The company promises tailored support for startups selected for the online program, including workshops and mentoring sessions with industry experts to improve business models, learn how to communicate with potential customers, or develop a proper product/market fit.

“Each startup is different, and their needs also differ. And we can help them avoid mistakes and bottlenecks in the creation of route-to-market, pitching to customers or investors and business development”, says Gajewicz. Depending on their development stage and needs, some of the companies can be offered an equity investment, he adds.

The applications for the program are open till the 15th of March and selected companies will take part in the acceleration from April till June.

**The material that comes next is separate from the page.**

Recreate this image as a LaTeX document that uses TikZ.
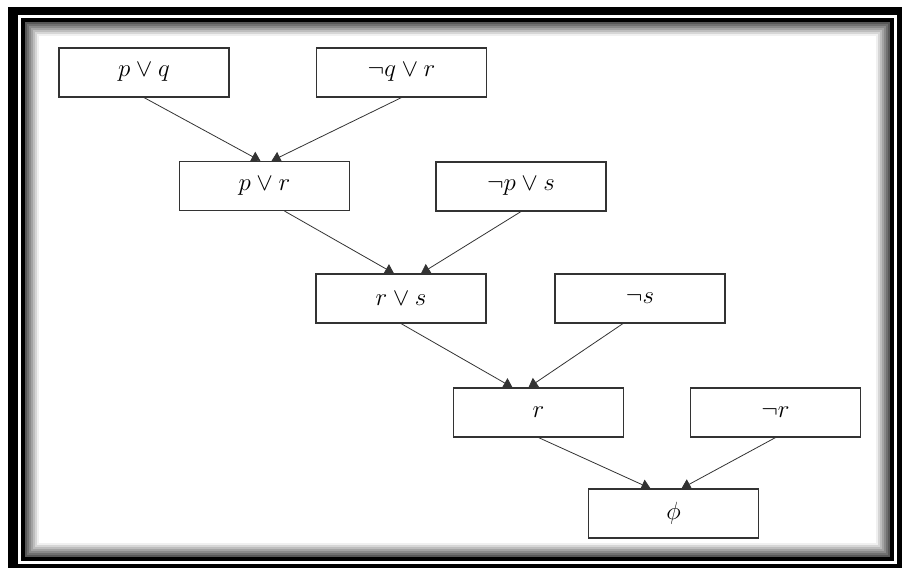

Alumni of Żabka Future Lab

Żabka Future Lab has already seen pilots, tests, and implementations. Including Virbe, and Ninjay. Virbe is a startup that creates 3D virtual assistants using conversational AI, used to help stores improve customer experience. They can be present both in digital channels as well as in physical locations, serving as brand ambassadors that are brand always available. Żabka Group tests them in autonomous stores, to provide customers guidance, provide personalized product recommendations, and make the checkout process a breeze. Ninjay supports the customization of the offering based on consumer choices. While the customer can’t directly interact with the technology, like in the case of Virbe, it can certainly impact the offering available in both online and offline channels.

“As a technology-driven company, we’re able to quickly test and validate new ideas. And with our large-scale operations, we’re able to do it in a real environment, always listening to customer feedback”, says Karol Gajewicz. “That’s how we’ve introduced new payment methods, q-commerce services, and invested in AI. It always starts as a small test. And as a result, Żabka Nano is the largest chain of autonomous stores in Europe.”